Four factors to consider when thinking about buying a home:

  1. How steady is your job history?
    When you buy a house you will probably need to get a mortgage loan. Having a steady job history will help to convince a lender that you will be able to pay back the loan. Generally, if you have held each of the jobs you've had for two years or more, the mortgage lender will consider your job history steady.

    If you have changed jobs frequently in the last two years or have unexplained gaps in your work history that you cannot explain, then you probably want to wait to buy a home until you can present a more stable employment pattern. Job changes for a better salary, to attend school or to take care of children are examples of acceptable explanations for an unsteady job history.

  2. How is your credit rating?
    Another measure of your readiness to buy a home is how reliable you are in paying your bills each month. Because you will have to make mortgage payments every month, lenders judge your ability to pay back their loans by examining how you have paid your bills in the past. In order to gauge your consistency in paying bills, a lender will order a credit report from an independent credit reporting company that will show the history of any debts you have accumulated over the years and how well you have managed them.

    Credit reports show a great deal of information, and you should be prepared to explain any type of problems with your history. Problematic issues you may need to explain include unpaid credit card balances, a mortgage that has been foreclosed upon, a bankruptcy or late payments on bills.

    If you would like to see your credit history before you talk to a lender, you can order a personal credit report online, generally for a fee of $10 or less, from a number of different websites. Among them are Equifax, TransUnion and Experian. The Fair Credit Reporting Act entitles you to a free credit report once per year if you meet certain requirements. If you have missed or have had a few late payments in the past that you can explain, you should still be able to get a mortgage. However, if your report shows numerous outstanding debts now or in the past, you should probably consider waiting to buy a home until you have had a chance to improve your credit.

    If you have a poor credit history and would like counseling about how to improve your rating, a good place to start is the National Foundation for Credit Counseling at (800) 284-1722. This organization can provide you with contacts to local credit counselors who can give you online counseling, though there is usually a fee associated with such services. Throughout this section and others you will also find information about non-profit housing agencies, which specialize in helping prospective homebuyers through the homebuying process and also offer credit counseling. Contact Neighborhood Housing Services (NHS) or the New York City Partnership for help.

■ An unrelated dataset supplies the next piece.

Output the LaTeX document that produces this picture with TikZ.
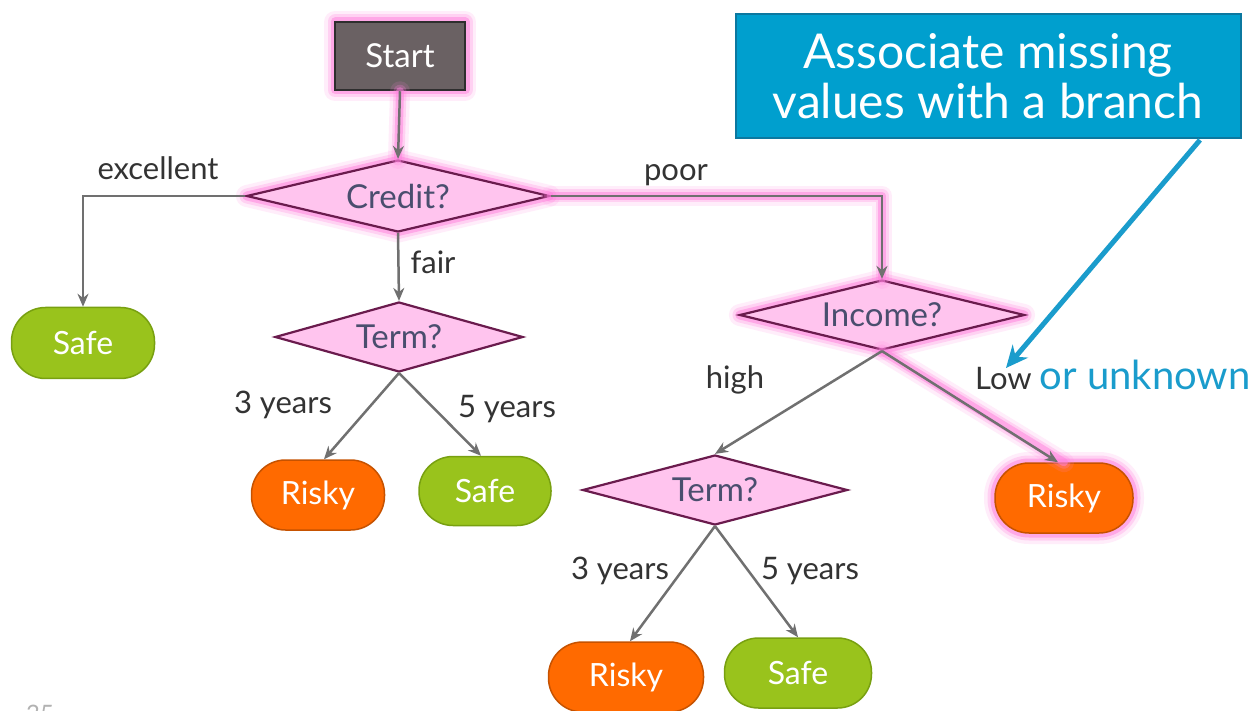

  3. Do you have a credit history?
    If you have never used a credit card or taken out a loan from a financial institution, a credit reporting company may not be able to issue a credit report on you. Even so, it may be possible for you to present your credit history to a lender yourself. Often, lenders will accept proof such as canceled rent checks or copies of phone bills that show you have no outstanding balance. If you have a history of paying your bills on time, you should still be able to qualify for a mortgage. If you do not usually pay your bills on time and cannot obtain a credit report, you should work with a credit counseling agency to help you improve your payment record and establish a good credit history.

  4. Have you saved any money for a down payment and closing costs?
    One important part of being approved for a mortgage is having cash available for a down payment and closing costs. These costs will vary according to the type of home you wish to purchase and the particular mortgage you obtain. Generally, a down payment is 10 to 20 percent of the purchase price of the home, though some programs allow for down payments as low as 5 percent or even no down payment. Closing costs, such as your attorney's fee, loan processing fees, mortgage points and engineering report fees, can add up to about 5 percent of the cost of your mortgage. Even though there are programs available that can help first-time buyers cover these costs, it is important that you have some money saved for a down payment and closing costs before you get a mortgage. This will show the lender that you are serious about the purchase, and it will help to bring down the costs of financing the purchase.

    Often, there are a variety of sources homebuyers can use to use to for a down payment. Though savings are the most common source, some buyers use money they have received in the form of a gift from a relative or friend. Others are able to use money saved through savings bonds or individual retirement accounts (from IRAs, up to $10,000). When using sources other than your own personal savings, be sure to check with an accountant about the possible tax implications of doing so. A First Home Club is also a great way to save for a down payment-read more in the Understanding Mortgages section.

    If you do not have any money saved that can be used for a down payment or closing costs, you should probably wait to buy a home until you have been able to save some money. It may be a good time to open a savings account that you contribute to regularly.